Do you have advice for students who are interested in pursuing careers as story artists? What resources would you point them towards?

I would say, first of all, you have to work on your drawing. You have to draw not just characters but backgrounds as well, especially to understand perspective. I would say that you need to watch movies, read books, find stories, look at comics, and work a lot on how these stories are told. You could take bits of stories and draw pictures and illustrate them.

There is a large demand for storyboard artists in our business and I would encourage you to go and pursue that.

Is there a feature in Storyboard Pro that you wish more board artists knew about?

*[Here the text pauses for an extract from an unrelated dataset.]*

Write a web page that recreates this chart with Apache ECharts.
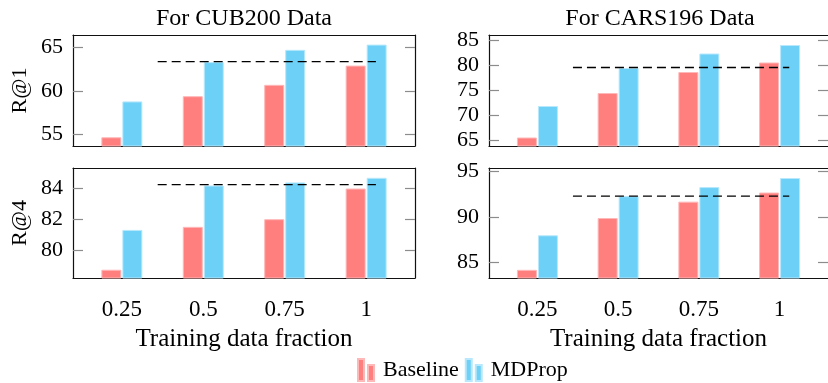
<!DOCTYPE html>
<html>
<head>
<meta charset="utf-8">
<script src="https://cdn.jsdelivr.net/npm/echarts@6/dist/echarts.min.js"></script>
<style>
html,body{margin:0;padding:0;background:#fff;}
#chart{width:828px;height:383px;}
</style>
</head>
<body>
<div id="chart"></div>
<script>
// ---- data ----
var categories = ['0.25', '0.5', '0.75', '1'];
var fractions = [0.25, 0.5, 0.75, 1];
var seriesNames = ['Baseline', 'MDProp'];
var panelTitles = ['For CUB200 Data', 'For CARS196 Data'];
var rowLabels = ['R@1', 'R@4'];
var xTitle = 'Training data fraction';

var cubR1Baseline = [54.7, 59.4, 60.7, 62.9];
var cubR1MDProp = [58.8, 63.3, 64.7, 65.3];
var carsR1Baseline = [65.5, 74.4, 78.6, 80.5];
var carsR1MDProp = [71.8, 79.4, 82.3, 84.0];
var cubR4Baseline = [78.7, 81.5, 82.0, 84.0];
var cubR4MDProp = [81.3, 84.2, 84.4, 84.7];
var carsR4Baseline = [84.2, 89.9, 91.7, 92.7];
var carsR4MDProp = [88.0, 92.3, 93.3, 94.3];

// dashed reference lines (full-data baseline level)
var refSpan = [0.36, 1.03];
var cubR1Ref = 63.35;
var carsR1Ref = 79.5;
var cubR4Ref = 84.25;
var carsR4Ref = 92.3;

// y tick labels
var cubR1Ticks = [55, 60, 65];
var carsR1Ticks = [65, 70, 75, 80, 85];
var cubR4Ticks = [80, 82, 84];
var carsR4Ticks = [85, 90, 95];

// ---- layout / styles ----
var FONT = '"Liberation Serif", "DejaVu Serif", serif';
var FS = 22;
var colors = ['#FF7F7F', '#6DD0F7'];
var borders = ['#ffb8b8', '#b8e8fb'];
var xMin = 0.1, xMax = 1.15;
var FRAME = {color: '#111', width: 1.2};

var panels = [
  {grid: {left: 73, top: 35, width: 342, height: 111}, yMin: 53.7, yMax: 66.4, ticks: cubR1Ticks, b: cubR1Baseline, m: cubR1MDProp, ref: cubR1Ref, title: panelTitles[0], yName: rowLabels[0], bottom: false, rightBorder: true},
  {grid: {left: 489, top: 35, width: 343, height: 111}, yMin: 63.8, yMax: 86.0, ticks: carsR1Ticks, b: carsR1Baseline, m: carsR1MDProp, ref: carsR1Ref, title: panelTitles[1], yName: '', bottom: false, rightBorder: false},
  {grid: {left: 73, top: 168, width: 342, height: 110}, yMin: 78.16, yMax: 85.34, ticks: cubR4Ticks, b: cubR4Baseline, m: cubR4MDProp, ref: cubR4Ref, title: '', yName: rowLabels[1], bottom: true, rightBorder: true},
  {grid: {left: 489, top: 168, width: 343, height: 110}, yMin: 83.3, yMax: 95.4, ticks: carsR4Ticks, b: carsR4Baseline, m: carsR4MDProp, ref: carsR4Ref, title: '', yName: '', bottom: true, rightBorder: false}
];

var grids = [], xAxes = [], yAxes = [], series = [], titles = [];

panels.forEach(function (p, i) {
  grids.push(Object.assign({show: false, containLabel: false}, p.grid));
  // bottom x axis
  xAxes.push({
    type: 'value', gridIndex: i, position: 'bottom', min: xMin, max: xMax,
    axisLine: {show: true, onZero: false, lineStyle: FRAME}, axisTick: {show: false}, splitLine: {show: false},
    axisLabel: {
      show: p.bottom, customValues: fractions, margin: 20,
      color: '#000', fontFamily: FONT, fontSize: 23,
      formatter: function (v) { var k = fractions.indexOf(v); return k >= 0 ? categories[k] : ''; }
    },
    name: p.bottom ? xTitle : '', nameLocation: 'middle', nameGap: 49,
    nameTextStyle: {color: '#000', fontFamily: FONT, fontSize: 25}
  });
  // top frame line
  xAxes.push({
    type: 'value', gridIndex: i, position: 'top', min: xMin, max: xMax,
    axisLine: {show: true, onZero: false, lineStyle: FRAME}, axisTick: {show: false},
    splitLine: {show: false}, axisLabel: {show: false}
  });
  // left y axis
  yAxes.push({
    type: 'value', gridIndex: i, position: 'left', min: p.yMin, max: p.yMax,
    axisLine: {show: true, onZero: false, lineStyle: FRAME}, splitLine: {show: false},
    axisTick: {show: true, inside: true, length: 10, customValues: p.ticks, lineStyle: {color: '#8c8c8c', width: 1.2}},
    axisLabel: {customValues: p.ticks, margin: 10, color: '#000', fontFamily: FONT, fontSize: FS},
    name: p.yName, nameLocation: 'middle', nameGap: 42, nameRotate: 90,
    nameTextStyle: {color: '#000', fontFamily: FONT, fontSize: FS}
  });
  // right y axis (ticks + frame)
  yAxes.push({
    type: 'value', gridIndex: i, position: 'right', min: p.yMin, max: p.yMax,
    axisLine: {show: p.rightBorder, onZero: false, lineStyle: FRAME}, splitLine: {show: false},
    axisTick: {show: true, inside: true, length: 10, customValues: p.ticks, lineStyle: {color: '#8c8c8c', width: 1.2}},
    axisLabel: {show: false}
  });
  var xIdx = i * 2, yIdx = i * 2;
  [p.b, p.m].forEach(function (vals, s) {
    series.push({
      type: 'bar', name: seriesNames[s], xAxisIndex: xIdx, yAxisIndex: yIdx,
      barWidth: 20, barGap: '5%',
      itemStyle: {color: colors[s], borderColor: borders[s], borderWidth: 1},
      data: fractions.map(function (f, k) { return [f, vals[k]]; }),
      clip: true, animation: false
    });
  });
  series.push({
    type: 'line', name: 'ref' + i, xAxisIndex: xIdx, yAxisIndex: yIdx,
    symbol: 'none', silent: true, z: 5,
    lineStyle: {color: '#000', width: 1.3, type: [9, 5]},
    data: [[refSpan[0], p.ref], [refSpan[1], p.ref]],
    animation: false
  });
  if (p.title) {
    titles.push({
      text: p.title, left: p.grid.left + 171 - 5, top: 2, textAlign: 'center',
      textStyle: {color: '#000', fontFamily: FONT, fontSize: 24, fontWeight: 'normal'}
    });
  }
});

var iconPath = 'path://M0,0H6V22H0Z M10,6H16V22H10Z';
var option = {
  animation: false,
  title: titles,
  grid: grids,
  xAxis: xAxes,
  yAxis: yAxes,
  series: series,
  legend: {
    data: [{name: seriesNames[0], icon: iconPath}, {name: seriesNames[1], icon: iconPath}],
    left: 352, top: 353, itemWidth: 16, itemHeight: 22, itemGap: 6,
    textStyle: {color: '#000', fontFamily: FONT, fontSize: FS, padding: [4, 0, 0, 4]}
  }
};

var chart = echarts.init(document.getElementById('chart'), null, {renderer: 'canvas'});
chart.setOption(option);
</script>
</body>
</html>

I wish more people knew that there are perspective guides in Storyboard Pro. A lot of artists don’t use the simple building of a perspective in order to set their characters, in order to move their characters around in a scene. I can’t tell you the number of times that I’ve explained how perspective works in the program to Storyboard Cleanup Artists or Storyboard Artists themselves and I just wish people knew and understood that feature a lot more.

Which scene did you enjoy the most while working on this project?

I had the most fun drawing the scene on the beach, because of the movement of the camera and that the monster was mostly hinted at. The little boy with his sandcastle being crushed was amusing to me, the little bear — just swimming in the water, completely oblivious — that scene in particular made me laugh.